Le cas de Mohamed évoque ce document appelé  « accusé de réception ». Il est très rare que l’administration publique remette un accusé de réception, une fois un dossier, une requête ou autre demande déposés. Allez demander au procureur de la république ou aux services de  la police judiciaire un accusé de réception d’une plainte que vous avez déposé !

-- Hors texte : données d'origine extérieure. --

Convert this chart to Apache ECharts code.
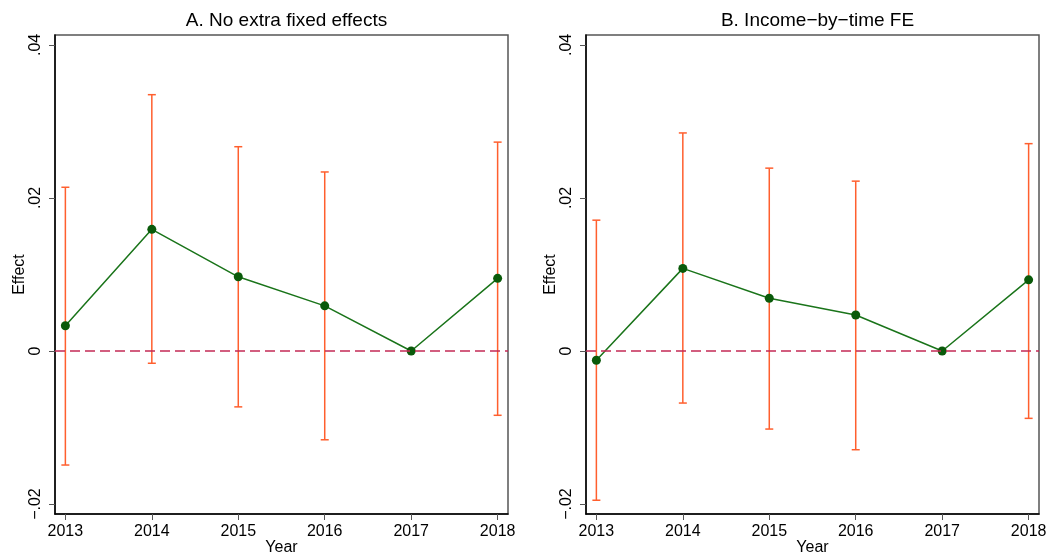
<!DOCTYPE html>
<html><head><meta charset="utf-8">
<script src="https://cdn.jsdelivr.net/npm/echarts@6/dist/echarts.min.js"></script>
<style>html,body{margin:0;padding:0;background:#fff}#c{width:1051px;height:558px}</style>
</head><body><div id="c"></div>
<script>
const years = [2013, 2014, 2015, 2016, 2017, 2018];
const effectA = [0.0033, 0.0159, 0.0097, 0.0059, 0, 0.0095];
const lowerA  = [-0.0149, -0.0016, -0.0073, -0.0116, 0, -0.0084];
const upperA  = [0.0214, 0.0335, 0.0267, 0.0234, 0, 0.0273];
const effectB = [-0.0012, 0.0108, 0.0069, 0.0047, 0, 0.0093];
const lowerB  = [-0.0195, -0.0068, -0.0102, -0.0129, 0, -0.0088];
const upperB  = [0.0171, 0.0285, 0.0239, 0.0222, 0, 0.0271];
const yTicks = [-0.02, 0, 0.02, 0.04];
const yTickLabels = ['\u2212.02', '0', '.02', '.04'];
const titles = ['A. No extra fixed effects', 'B. Income\u2212by\u2212time FE'];

const FONT = 'Liberation Sans, Arial, Helvetica, sans-serif';
const ORANGE = '#ff5f2e', GREEN = '#1a741a', DOT = '#0a5a0a', DASH = '#c42a55';

function xAxis(i) {
  return {
    type: 'value', gridIndex: i, min: 2012.88, max: 2018.12,
    name: 'Year', nameLocation: 'middle', nameGap: 26, nameMoveOverlap: false,
    nameTextStyle: {fontFamily: FONT, fontSize: 16, color: '#000'},
    axisLine: {show: true, onZero: false, lineStyle: {color: '#000', width: 1.5}},
    axisTick: {show: true, length: 6, lineStyle: {color: '#555'}, customValues: years},
    axisLabel: {show: true, margin: 10, fontFamily: FONT, fontSize: 16, color: '#000',
      customValues: years, formatter: v => String(Math.round(v))},
    splitLine: {show: false}
  };
}
function yAxis(i) {
  return {
    type: 'value', gridIndex: i, min: -0.0213, max: 0.0413,
    name: 'Effect', nameLocation: 'middle', nameGap: 27, nameRotate: 90, nameMoveOverlap: false,
    nameTextStyle: {fontFamily: FONT, fontSize: 16, color: '#000'},
    axisLine: {show: true, onZero: false, lineStyle: {color: '#000', width: 1.5}},
    axisTick: {show: true, length: 6, lineStyle: {color: '#555'}, customValues: yTicks},
    axisLabel: {show: true, rotate: 90, margin: 11, fontFamily: FONT, fontSize: 16, color: '#000',
      customValues: yTicks,
      formatter: v => { const k = yTicks.findIndex(t => Math.abs(t - v) < 1e-9); return k >= 0 ? yTickLabels[k] : ''; }},
    splitLine: {show: false}
  };
}
function errSeries(i, lo, hi) {
  return {
    type: 'custom', xAxisIndex: i, yAxisIndex: i, z: 3,
    data: years.map((y, k) => [y, lo[k], hi[k]]),
    renderItem: (params, api) => {
      const x = api.value(0);
      const p1 = api.coord([x, api.value(1)]);
      const p2 = api.coord([x, api.value(2)]);
      const w = 4;
      const st = {stroke: ORANGE, lineWidth: 1.5};
      return {type: 'group', children: [
        {type: 'line', shape: {x1: p1[0], y1: p1[1], x2: p2[0], y2: p2[1]}, style: st},
        {type: 'line', shape: {x1: p1[0] - w, y1: p1[1], x2: p1[0] + w, y2: p1[1]}, style: st},
        {type: 'line', shape: {x1: p2[0] - w, y1: p2[1], x2: p2[0] + w, y2: p2[1]}, style: st}
      ]};
    }
  };
}
function lineSeries(i, eff) {
  return {
    type: 'line', xAxisIndex: i, yAxisIndex: i, z: 4,
    data: years.map((y, k) => [y, eff[k]]),
    symbol: 'circle', symbolSize: 9,
    itemStyle: {color: DOT},
    lineStyle: {color: GREEN, width: 1.5},
    markLine: {silent: true, symbol: 'none', label: {show: false},
      lineStyle: {color: DASH, type: [10, 5], width: 1.5},
      data: [{yAxis: 0}]},
    animation: false
  };
}

const chart = echarts.init(document.getElementById('c'), null, {renderer: 'canvas'});
chart.setOption({
  animation: false,
  backgroundColor: '#fff',
  title: [
    {text: titles[0], left: 281.5, top: 6, textAlign: 'center',
      textStyle: {fontFamily: FONT, fontSize: 19, fontWeight: 'normal', color: '#000'}},
    {text: titles[1], left: 812.5, top: 6, textAlign: 'center',
      textStyle: {fontFamily: FONT, fontSize: 19, fontWeight: 'normal', color: '#000'}}
  ],
  grid: [
    {left: 55, top: 35, width: 453, height: 479, outerBoundsMode: 'none', containLabel: false,
      show: true, borderColor: '#555', borderWidth: 1.5, backgroundColor: 'transparent'},
    {left: 586, top: 35, width: 453, height: 479, outerBoundsMode: 'none', containLabel: false,
      show: true, borderColor: '#555', borderWidth: 1.5, backgroundColor: 'transparent'}
  ],
  xAxis: [xAxis(0), xAxis(1)],
  yAxis: [yAxis(0), yAxis(1)],
  series: [
    errSeries(0, lowerA, upperA), lineSeries(0, effectA),
    errSeries(1, lowerB, upperB), lineSeries(1, effectB)
  ]
});
</script></body></html>
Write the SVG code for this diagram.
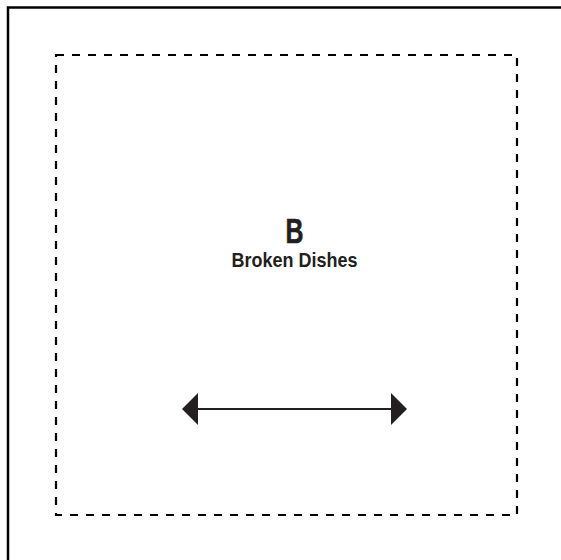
<svg xmlns="http://www.w3.org/2000/svg" width="561" height="560" viewBox="0 0 561 560">
<style>
.lbl{font-family:"Liberation Sans",Arial,sans-serif;font-weight:bold;fill:#231f20;text-anchor:middle}
</style>
<rect x="0" y="0" width="561" height="560" fill="#fff"/>
<path d="M8,570 V7.5 H570" fill="none" stroke="#000" stroke-width="2.5"/>
<g id="node-B">
<rect x="56" y="55" width="461" height="460" fill="none" stroke="#000" stroke-width="2.2" stroke-dasharray="8,8"/>
<text class="lbl" x="294.5" y="242.5" font-size="35" textLength="18" lengthAdjust="spacingAndGlyphs" stroke="#231f20" stroke-width="0.6">B</text>
<text class="lbl" x="294.5" y="267" font-size="21" textLength="126" lengthAdjust="spacingAndGlyphs">Broken Dishes</text>
</g>
<g id="connectors">
<line x1="196" y1="409" x2="393" y2="409" stroke="#231f20" stroke-width="1.8"/>
<polygon points="182,409 198,393 198,425" fill="#231f20"/>
<polygon points="407,409 391,393 391,425" fill="#231f20"/>
</g>
</svg>
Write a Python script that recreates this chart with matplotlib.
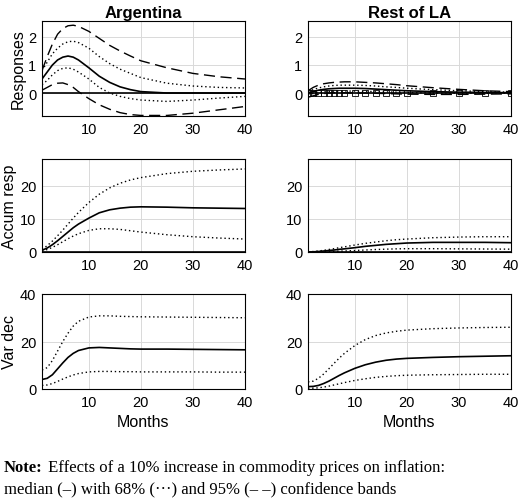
import matplotlib
matplotlib.use("Agg")
import matplotlib.pyplot as plt

months = [1, 2, 3, 4, 5, 6, 7, 8, 10, 12, 14, 16, 18, 20, 25, 30, 35, 40]

# Argentina responses
arg_med = [0.5, 0.75, 1.0, 1.18, 1.28, 1.32, 1.28, 1.18, 0.9, 0.6, 0.38, 0.22, 0.12, 0.05, 0.0, 0.0, 0.0, 0.0]
arg_u68 = [0.8, 1.1, 1.4, 1.6, 1.75, 1.83, 1.85, 1.8, 1.6, 1.3, 1.05, 0.85, 0.7, 0.55, 0.35, 0.25, 0.2, 0.18]
arg_l68 = [0.3, 0.45, 0.65, 0.8, 0.88, 0.9, 0.85, 0.75, 0.5, 0.2, 0.0, -0.12, -0.2, -0.25, -0.3, -0.25, -0.18, -0.12]
arg_u95 = [0.8, 1.3, 1.75, 2.1, 2.3, 2.4, 2.42, 2.38, 2.2, 1.95, 1.7, 1.5, 1.32, 1.15, 0.9, 0.7, 0.58, 0.5]
arg_l95 = [0.1, 0.2, 0.3, 0.35, 0.36, 0.3, 0.2, 0.05, -0.2, -0.42, -0.58, -0.7, -0.77, -0.8, -0.8, -0.72, -0.6, -0.48]
# Rest of LA responses
rla_med = [0.0, 0.05, 0.1, 0.13, 0.15, 0.16, 0.17, 0.17, 0.17, 0.16, 0.14, 0.12, 0.1, 0.08, 0.05, 0.03, 0.02, 0.01]
rla_u68 = [0.05, 0.12, 0.18, 0.22, 0.25, 0.27, 0.28, 0.28, 0.28, 0.27, 0.25, 0.22, 0.2, 0.17, 0.12, 0.08, 0.05, 0.03]
rla_l68 = [-0.05, -0.02, 0.02, 0.04, 0.06, 0.07, 0.07, 0.07, 0.07, 0.06, 0.05, 0.04, 0.03, 0.02, 0.0, -0.01, -0.01, -0.01]
rla_u95 = [0.08, 0.2, 0.28, 0.33, 0.36, 0.38, 0.39, 0.4, 0.4, 0.38, 0.36, 0.33, 0.3, 0.26, 0.19, 0.13, 0.08, 0.05]
rla_l95 = [-0.15, -0.1, -0.05, -0.02, 0.0, 0.01, 0.01, 0.01, 0.0, 0.0, -0.01, -0.02, -0.03, -0.04, -0.05, -0.05, -0.04, -0.03]

# Accumulated responses
acc_arg_med = [0.5, 1.2, 2.2, 3.4, 4.7, 6.0, 7.3, 8.4, 10.2, 11.8, 12.7, 13.2, 13.5, 13.6, 13.5, 13.3, 13.2, 13.1]
acc_arg_u68 = [0.8, 1.9, 3.3, 4.9, 6.6, 8.4, 10.2, 11.9, 14.9, 17.4, 19.3, 20.7, 21.7, 22.4, 23.6, 24.3, 24.7, 25.0]
acc_arg_l68 = [0.3, 0.75, 1.4, 2.2, 3.1, 4.0, 4.8, 5.5, 6.5, 7.0, 7.0, 6.8, 6.4, 6.0, 5.2, 4.6, 4.2, 3.9]
acc_rla_med = [0.0, 0.05, 0.15, 0.3, 0.45, 0.6, 0.8, 0.95, 1.3, 1.7, 2.0, 2.3, 2.5, 2.7, 2.9, 2.9, 2.9, 2.8]
acc_rla_u68 = [0.05, 0.15, 0.3, 0.5, 0.75, 1.0, 1.3, 1.55, 2.1, 2.6, 3.0, 3.4, 3.7, 3.9, 4.3, 4.5, 4.6, 4.6]
acc_rla_l68 = [-0.05, -0.05, 0.0, 0.05, 0.1, 0.2, 0.25, 0.3, 0.45, 0.6, 0.75, 0.85, 0.95, 1.0, 1.0, 0.95, 0.9, 0.85]

# Variance decomposition
vd_arg_med = [4.0, 4.5, 6.0, 8.5, 11.0, 13.3, 15.0, 16.2, 17.3, 17.5, 17.3, 17.1, 16.9, 16.8, 16.8, 16.7, 16.6, 16.5]
vd_arg_u68 = [8.0, 9.0, 12.0, 16.0, 20.0, 23.5, 26.5, 28.5, 30.3, 30.8, 30.8, 30.6, 30.5, 30.4, 30.3, 30.2, 30.1, 30.0]
vd_arg_l68 = [1.5, 1.7, 2.3, 3.2, 4.2, 5.1, 5.9, 6.5, 7.2, 7.4, 7.4, 7.3, 7.3, 7.2, 7.2, 7.2, 7.1, 7.1]
vd_rla_med = [1.0, 1.1, 1.5, 2.3, 3.3, 4.5, 5.7, 6.8, 8.7, 10.2, 11.3, 12.1, 12.6, 12.9, 13.3, 13.6, 13.8, 14.0]
vd_rla_u68 = [3.0, 3.3, 4.5, 6.3, 8.5, 10.8, 13.0, 15.0, 18.3, 20.8, 22.5, 23.6, 24.3, 24.8, 25.4, 25.7, 25.9, 26.0]
vd_rla_l68 = [0.3, 0.35, 0.5, 0.8, 1.2, 1.7, 2.2, 2.7, 3.6, 4.3, 4.9, 5.3, 5.6, 5.8, 6.0, 6.1, 6.2, 6.2]

col_titles = ["Argentina", "Rest of LA"]
row_labels = ["Responses", "Accum resp", "Var dec"]

plt.rcParams['font.family'] = ['Liberation Sans', 'DejaVu Sans']
fig = plt.figure(figsize=(5.2, 5.02), dpi=100)
W, H = 520, 502
xl = [42, 308]
aw = 203
rows = [(22, 117), (160, 253), (295, 390)]
axes = {}
for r, (t, b) in enumerate(rows):
    for c in range(2):
        ax = fig.add_axes([xl[c] / W, 1 - b / H, aw / W, (b - t) / H])
        ax.set_xlim(1, 40)
        ax.set_xticks([10, 20, 30, 40])
        ax.grid(True, color='#d9d9d9', lw=0.7)
        ax.set_axisbelow(True)
        ax.tick_params(direction='in', length=0, labelsize=10.5, pad=4)
        for s in ax.spines.values():
            s.set_linewidth(0.8)
        axes[(r, c)] = ax

dot = dict(color='k', lw=1.0, ls=(0, (1, 2)))
dash = dict(color='k', lw=1.0, ls=(0, (8, 4)))
sol = dict(color='k', lw=1.2)

for c, (m, u6, l6, u9, l9) in enumerate([(arg_med, arg_u68, arg_l68, arg_u95, arg_l95),
                                          (rla_med, rla_u68, rla_l68, rla_u95, rla_l95)]):
    ax = axes[(0, c)]
    ax.axhline(0, color='k', lw=1.2)
    ax.plot(months, u9, **dash); ax.plot(months, l9, **dash)
    ax.plot(months, u6, **dot); ax.plot(months, l6, **dot)
    ax.plot(months, m, **sol)
    if c == 1:
        ax.plot(months, [0] * len(months), ls='none', marker='s', ms=4, mfc='none', mec='k', mew=0.6)
    ax.set_ylim(-0.82, 2.57)
    ax.set_yticks([0, 1, 2])
    ax.set_title(col_titles[c], fontweight='bold', fontsize=12, pad=3)

for c, (m, u6, l6) in enumerate([(acc_arg_med, acc_arg_u68, acc_arg_l68), (acc_rla_med, acc_rla_u68, acc_rla_l68)]):
    ax = axes[(1, c)]
    ax.axhline(0, color='k', lw=1.2)
    ax.plot(months, u6, **dot); ax.plot(months, l6, **dot)
    ax.plot(months, m, **sol)
    ax.set_ylim(0, 28)
    ax.set_yticks([0, 10, 20])

for c, (m, u6, l6) in enumerate([(vd_arg_med, vd_arg_u68, vd_arg_l68), (vd_rla_med, vd_rla_u68, vd_rla_l68)]):
    ax = axes[(2, c)]
    ax.plot(months, u6, **dot); ax.plot(months, l6, **dot)
    ax.plot(months, m, **sol)
    ax.set_ylim(0, 40)
    ax.set_yticks([0, 20, 40])
    ax.set_xlabel("Months", fontsize=11.5)

for r in range(3):
    axes[(r, 0)].set_ylabel(row_labels[r], fontsize=11.5, labelpad=2)

fig.text(4 / W, 1 - 468 / H, "Note:", fontweight='bold', fontsize=12, family='Liberation Serif', va='center')
fig.text(44 / W, 1 - 468 / H, " Effects of a 10% increase in commodity prices on inflation:",
         fontsize=12, family='Liberation Serif', va='center')
fig.text(4 / W, 1 - 489 / H, "median (–) with 68% (···) and 95% (– –) confidence bands",
         fontsize=12, family='Liberation Serif', va='center')

fig.savefig("out.png", dpi=100)
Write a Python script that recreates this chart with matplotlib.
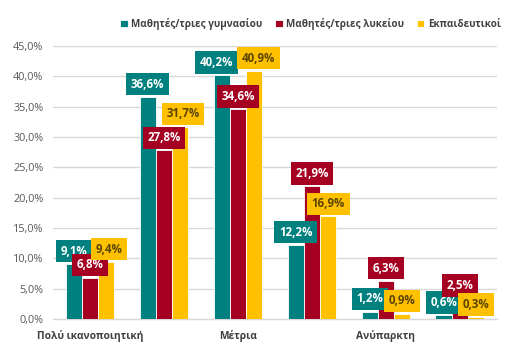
import numpy as np
import matplotlib
matplotlib.use("Agg")
import matplotlib.pyplot as plt

plt.rcParams['font.family'] = ['Open Sans', 'DejaVu Sans']

# Data (percent)
categories = ["Πολύ ικανοποιητική", "Ικανοποιητική", "Μέτρια",
              "Ελλιπής", "Ανύπαρκτη", "Δεν γνωρίζω"]
series_names = ["Μαθητές/τριες γυμνασίου", "Μαθητές/τριες λυκείου", "Εκπαιδευτικοί"]
gymnasio = [9.1, 36.6, 40.2, 12.2, 1.2, 0.6]
lykeio = [6.8, 27.8, 34.6, 21.9, 6.3, 2.5]
ekpaideutikoi = [9.4, 31.7, 40.9, 16.9, 0.9, 0.3]

colors = ["#00807F", "#A50021", "#FFC000"]
text_colors = ["white", "white", "#5A4600"]

# label nudges (points) so boxes don't collide, keyed by (series, category)
nudge = {(0, 2): (-3.5, 0), (2, 2): (3, 0), (2, 1): (2, 0), (2, 0): (2, 0),
         (1, 5): (0, 4)}

fig = plt.figure(figsize=(5.12, 3.6), dpi=100)
ax = fig.add_axes([0.1035, 0.114, 0.867, 0.758])

x = np.arange(len(categories))
w = 0.22
values = [gymnasio, lykeio, ekpaideutikoi]

for i, vals in enumerate(values):
    pos = x + (i - 1) * w
    ax.bar(pos, vals, w, color=colors[i], edgecolor="white", linewidth=0.6,
           label=series_names[i], zorder=3)
    for j, v in enumerate(vals):
        dx, dy = nudge.get((i, j), (0, 0))
        ax.annotate(f"{v:.1f}%".replace(".", ","), (pos[j], v),
                    xytext=(dx, 4.5 + dy), textcoords="offset points",
                    ha="center", va="bottom", fontsize=8.3, fontweight="bold",
                    color=text_colors[i], zorder=5,
                    bbox=dict(boxstyle="square,pad=0.4", fc=colors[i], ec="none"))

ax.set_ylim(0, 45)
ax.set_xlim(-0.5, len(categories) - 0.5)
ax.set_yticks(np.arange(0, 46, 5))
ax.set_yticklabels([f"{t:.1f}%".replace(".", ",") for t in np.arange(0, 46, 5)])
ax.set_xticks(x)
ax.set_xticklabels([c if k % 2 == 0 else "" for k, c in enumerate(categories)],
                   fontweight="bold", color="#404040", fontsize=7.4)
ax.tick_params(axis="y", length=0, labelsize=7.8, labelcolor="#595959", pad=7)
ax.tick_params(axis="x", length=0, pad=8)
ax.grid(axis="y", color="#D9D9D9", linewidth=1, zorder=0)
for s in ["top", "right", "left"]:
    ax.spines[s].set_visible(False)
ax.spines["bottom"].set_color("#D9D9D9")
ax.spines["bottom"].set_linewidth(1)

leg = fig.legend(loc="upper right", bbox_to_anchor=(0.995, 0.975), ncol=3, frameon=False,
                 handlelength=0.75, handleheight=0.75, handletextpad=0.35,
                 columnspacing=1.3, prop={"size": 7.1, "weight": "bold"})
for t in leg.get_texts():
    t.set_color("#404040")

fig.savefig("out.png", dpi=100)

 Une bureaucratie qui vise à immobiliser les citoyens

Par une simple lettre postée à l’agence postale du  douar le  plus reculé d’Algérie, un retraité du régime français peut entamer les démarches administratives  pour bénéficier de sa pension de retraite. Sa caisse de retraite, en France,  lui accuse  réception,  lui fournit le nom et la ligne téléphonique de son correspondant. Elle l’aide à effectuer les recherches pour compléter son relevé de carrière. C’est ainsi qu’il  finit par  bénéficier de sa pension de retraite.  En Algérie, c’est la course, c’est la queue. L’administration publique fait subir aux algériens le supplice des déplacements  et leur fait perdre beaucoup de temps … Et lorsqu’on opte pour le courrier, la réponse ne vient jamais. Pourtant, ce ne sont ni les  moyens humains ni les  moyens matériels qui manquent. La bureaucratie vise à immobiliser le citoyen. «  On nous demande les documents pour nous ligoter. », estime un jeune qui vient de se faire délivrer un certificat de résidence pour un dossier d’emploi qu’il compte déposer au niveau de l’ entreprise turque chargée de réaliser une ligne ferroviaire entre Birtouta et Zéralda. Une entreprise étrangère qui demande un certificat de résidence ?  « Je trouve ça  normal du moment que l’administration de cette entreprise  est gérée par des Algériens. », répond-il. Et à son compagnon de commenter : « On naît avec un document, on meurt avec un autre. ».